Optimizing Reverse Transfer Policies and Processes: Lessons from Twelve CWID States
Author(s): Jason L. Taylor, Debra D. Bragg
In 2012, five foundations launched the Credit When Its Due (CWID) initiative that was “designed to encourage partnerships of community colleges and universities to significantly expand programs that award associate degrees to transfer students when the student completes the requirements for the associate degree while pursuing a bachelor’s degree” (Lumina Foundation, 2012, n.p.), also known as “reverse transfer.” Initially, 12 states were funded to develop and implement these reverse transfer programs and policies, and the Office of Community College Research and Leadership (OCCRL) at the University of Illinois at Urbana-Champaign was chosen as the research partner. In late 2013, three states were added to bring the total number of states to 15. At least six additional states have legislation, pending legislation, or statewide initiatives related to reverse transfer.

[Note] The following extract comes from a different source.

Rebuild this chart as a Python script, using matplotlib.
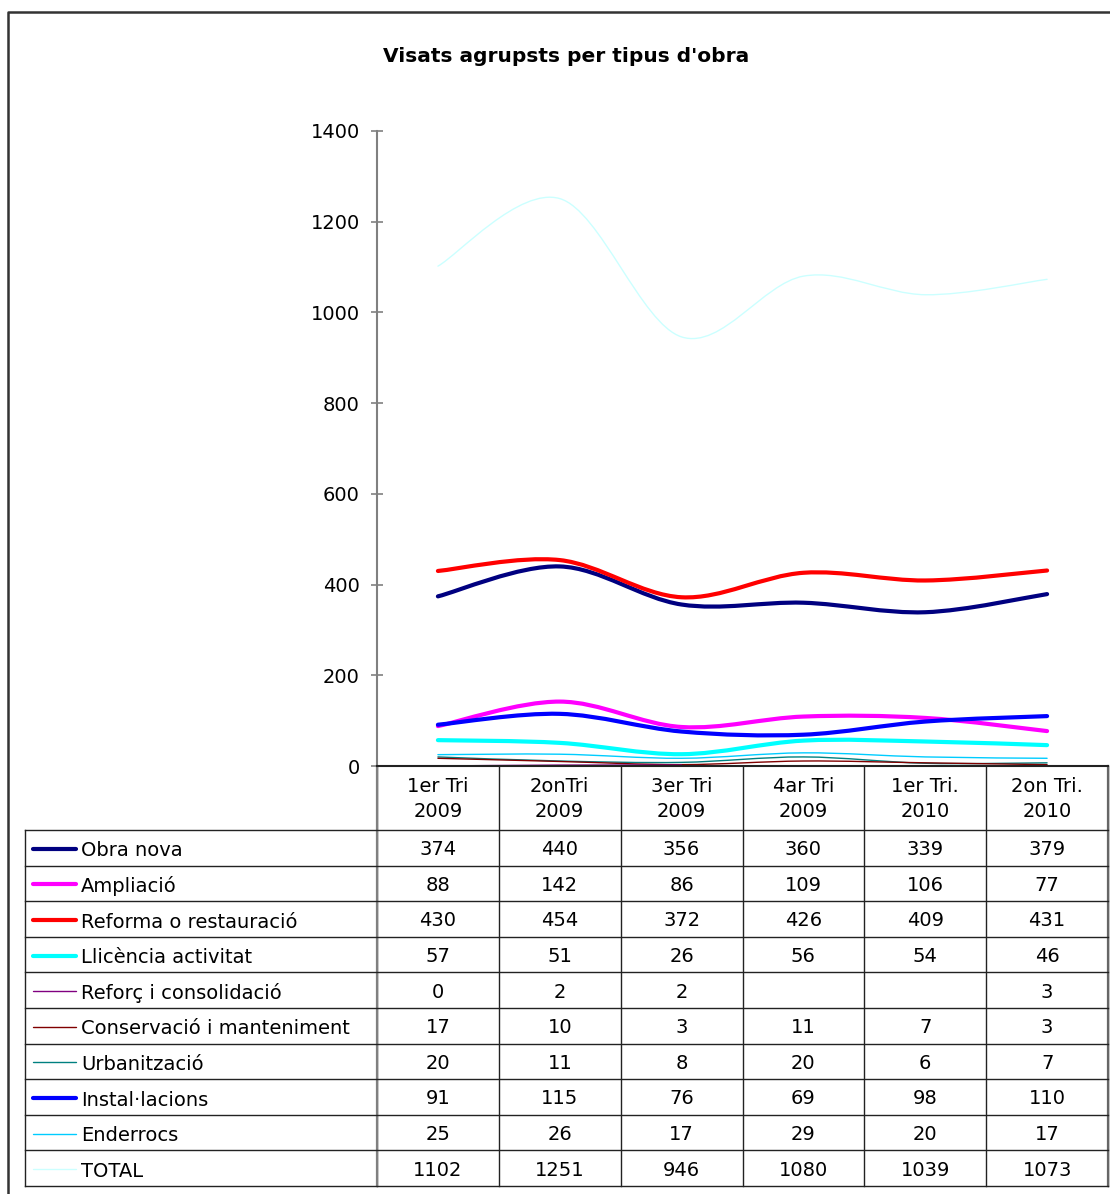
import numpy as np
import matplotlib
matplotlib.use("Agg")
import matplotlib.pyplot as plt
from matplotlib.path import Path
from matplotlib.patches import PathPatch

plt.rcParams['font.family'] = ['DejaVu Sans']

title = "Visats agrupsts per tipus d'obra"
categories = ["1er Tri\n2009", "2onTri\n2009", "3er Tri\n2009", "4ar Tri\n2009", "1er Tri.\n2010", "2on Tri.\n2010"]

series_names = ["Obra nova", "Ampliació", "Reforma o restauració", "Llicència activitat",
                "Reforç i consolidació", "Conservació i manteniment", "Urbanització",
                "Instal·lacions", "Enderrocs", "TOTAL"]

obra_nova = [374, 440, 356, 360, 339, 379]
ampliacio = [88, 142, 86, 109, 106, 77]
reforma = [430, 454, 372, 426, 409, 431]
llicencia = [57, 51, 26, 56, 54, 46]
reforc = [0, 2, 2, None, None, 3]
conservacio = [17, 10, 3, 11, 7, 3]
urbanitzacio = [20, 11, 8, 20, 6, 7]
installacions = [91, 115, 76, 69, 98, 110]
enderrocs = [25, 26, 17, 29, 20, 17]
total = [1102, 1251, 946, 1080, 1039, 1073]

series_values = [obra_nova, ampliacio, reforma, llicencia, reforc, conservacio,
                 urbanitzacio, installacions, enderrocs, total]
colors = ["#000080", "#FF00FF", "#FF0000", "#00FFFF", "#800080", "#800000",
          "#008080", "#0000FF", "#00CCFF", "#CCFFFF"]
thick = [True, True, True, True, False, False, False, True, False, False]

yticks = [0, 200, 400, 600, 800, 1000, 1200, 1400]

W, H = 1110, 1194
FS = 14
fig = plt.figure(figsize=(W / 100, H / 100), dpi=100)

# pixel layout
ax_l, ax_r, ax_t, ax_b = 377, 1108, 131, 766
ax = fig.add_axes([ax_l / W, 1 - ax_b / H, (ax_r - ax_l) / W, (ax_b - ax_t) / H])
ax.set_xlim(-0.5, len(categories) - 0.5)
ax.set_ylim(0, 1400)
ax.set_yticks(yticks)
ax.set_yticklabels([str(v) for v in yticks], fontsize=FS)
ax.set_xticks([])
for s in ["top", "right"]:
    ax.spines[s].set_visible(False)
ax.spines["left"].set_color("#808080")
ax.spines["left"].set_linewidth(1.5)
ax.spines["bottom"].set_color("#222222")
ax.spines["bottom"].set_linewidth(1.5)
ax.tick_params(axis="y", direction="inout", length=9, width=1.2, color="#808080", pad=8)
ax.patch.set_alpha(0)


def smooth_segments(vals):
    segs, cur = [], []
    for i, v in enumerate(vals):
        if v is None:
            if cur:
                segs.append(cur)
            cur = []
        else:
            cur.append((i, v))
    if cur:
        segs.append(cur)
    return segs


def bezier_path(pts):
    pts = np.array(pts, dtype=float)
    n = len(pts)
    verts = [tuple(pts[0])]
    codes = [Path.MOVETO]
    for i in range(n - 1):
        p0 = pts[i - 1] if i > 0 else pts[i]
        p1 = pts[i]
        p2 = pts[i + 1]
        p3 = pts[i + 2] if i + 2 < n else pts[i + 1]
        c1 = p1 + (p2 - p0) / 6.0
        c2 = p2 - (p3 - p1) / 6.0
        verts += [tuple(c1), tuple(c2), tuple(p2)]
        codes += [Path.CURVE4] * 3
    return Path(verts, codes)


order = [9, 8, 6, 5, 4, 3, 1, 7, 0, 2]
for k in order:
    vals = series_values[k]
    lw = 3.0 if thick[k] else 1.0
    for seg in smooth_segments(vals):
        if len(seg) < 2:
            continue
        p = bezier_path(seg)
        ax.add_patch(PathPatch(p, facecolor="none", edgecolor=colors[k], lw=lw,
                               capstyle="round", joinstyle="round", clip_on=False))

# overlay in pixel coordinates for frame, title and data table
ov = fig.add_axes([0, 0, 1, 1], zorder=-1)
ov.set_xlim(0, W)
ov.set_ylim(H, 0)
ov.axis("off")

# outer chart border
ov.plot([8, 8, W + 5], [H + 5, 12, 12], color="#333333", lw=1.8)

ov.text(566, 56, title, ha="center", va="center", fontsize=14.5, fontweight="bold")

col_edges = [377 + i * (1108 - 377) / 6 for i in range(7)]
row_top = 830
row_h = (1186 - 830) / 10
tab_left = 25
tab_right = 1108

# header columns
for x in col_edges:
    ov.plot([x, x], [ax_b, 1186], color="#222222", lw=1.0)
ov.plot([col_edges[0], col_edges[0]], [ax_b, 1186], color="#808080", lw=1.6)
ov.plot([tab_right, tab_right], [ax_b, 1186], color="#666666", lw=1.6)
for i, cat in enumerate(categories):
    cx = (col_edges[i] + col_edges[i + 1]) / 2
    ov.text(cx, (ax_b + row_top) / 2 + 1, cat, ha="center", va="center",
            fontsize=FS, linespacing=1.45)

# rows
for r in range(11):
    y = row_top + r * row_h
    ov.plot([tab_left, tab_right], [y, y], color="#222222", lw=1.0)
ov.plot([tab_left, tab_left], [row_top, 1186], color="#222222", lw=1.0)

for r, name in enumerate(series_names):
    yc = row_top + (r + 0.5) * row_h
    lw = 3.0 if thick[r] else 1.0
    ov.plot([33, 76], [yc + 1, yc + 1], color=colors[r], lw=lw, solid_capstyle="round")
    ov.text(81, yc + 3, name, ha="left", va="center", fontsize=FS)
    for i, v in enumerate(series_values[r]):
        cx = (col_edges[i] + col_edges[i + 1]) / 2
        ov.text(cx, yc + 2, "" if v is None else str(v), ha="center", va="center", fontsize=FS)

fig.savefig("out.png", dpi=100)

This thought paper describes changes that are occurring at the state, system, and institution levels with implementation of reverse transfer in the 12 original states. Using qualitative and quantitative data collected from the CWID Implementation Study, we describe efforts related to the optimization of reverse transfer (defined below) in these 12 states. Our initial results suggest that some states are piloting reverse transfer with a limited set of public community college and university partnerships, and others are striving for system-level reforms that eventually may impact all forms of transfer. Understanding what optimization means and how it works is possible because of this variation in implementation approaches among states, and this thought paper explores how states are implementing and optimizing reverse transfer.